Wrangham didn’t set out to write another book about the obesity epidemic, but I suppose he did have to pay it due attention if he was going to credibly discuss the phenomenon that is clearly its root. It’s awkward status as an afterthought, and the amount of new information contained within his concluding chapter, cannot quite be forgiven out of gladness that he hit these points at all. However, there is a strange sort of dichotomy in this organization, and it’s interesting that Wrangham addresses these two very different consequences of cooking and processing in the order in which they have affected human beings. Early Australopithecines certainly didn’t fret about gaining too much weight, but now we’re in the awkward situation of having unconscionably large and approximately equal numbers of people on this earth who are unhealthy because they are extremely over- or under-weight. And then, of course, there are those few mad raw-foodists who set themselves back gastronomically by millions of years without having the apelike intestines of steel to extract sufficient nutrients from what they’re eating – quantities of food that, if consumed and measured in a bomb calorimeter, would very likely be proclaimed satisfactory.

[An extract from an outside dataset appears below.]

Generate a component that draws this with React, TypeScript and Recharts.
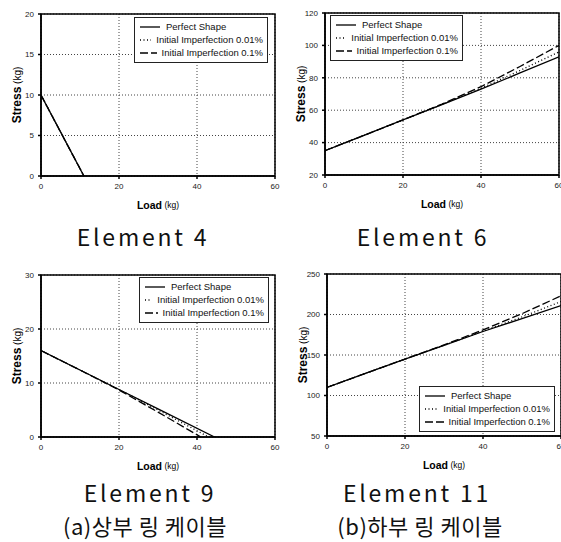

This is another thing that I find off about Catching Fire. Wrangham’s discussion of Wilbur Atwater’s development of the system we still use to count our calories is only mentioned, almost as an afterthought, in the conclusion of an argument that could have benefitted enormously, at least in clarity, from its introduction in the first few chapters. Pointing out this flaw in the way we calculate the value of what we eat is absolutely pertinent to his argument that how we eat it matters more, and explaining this at the beginning of the book might have helped to clear away a few of the misconceptions which he labours so hard to confute.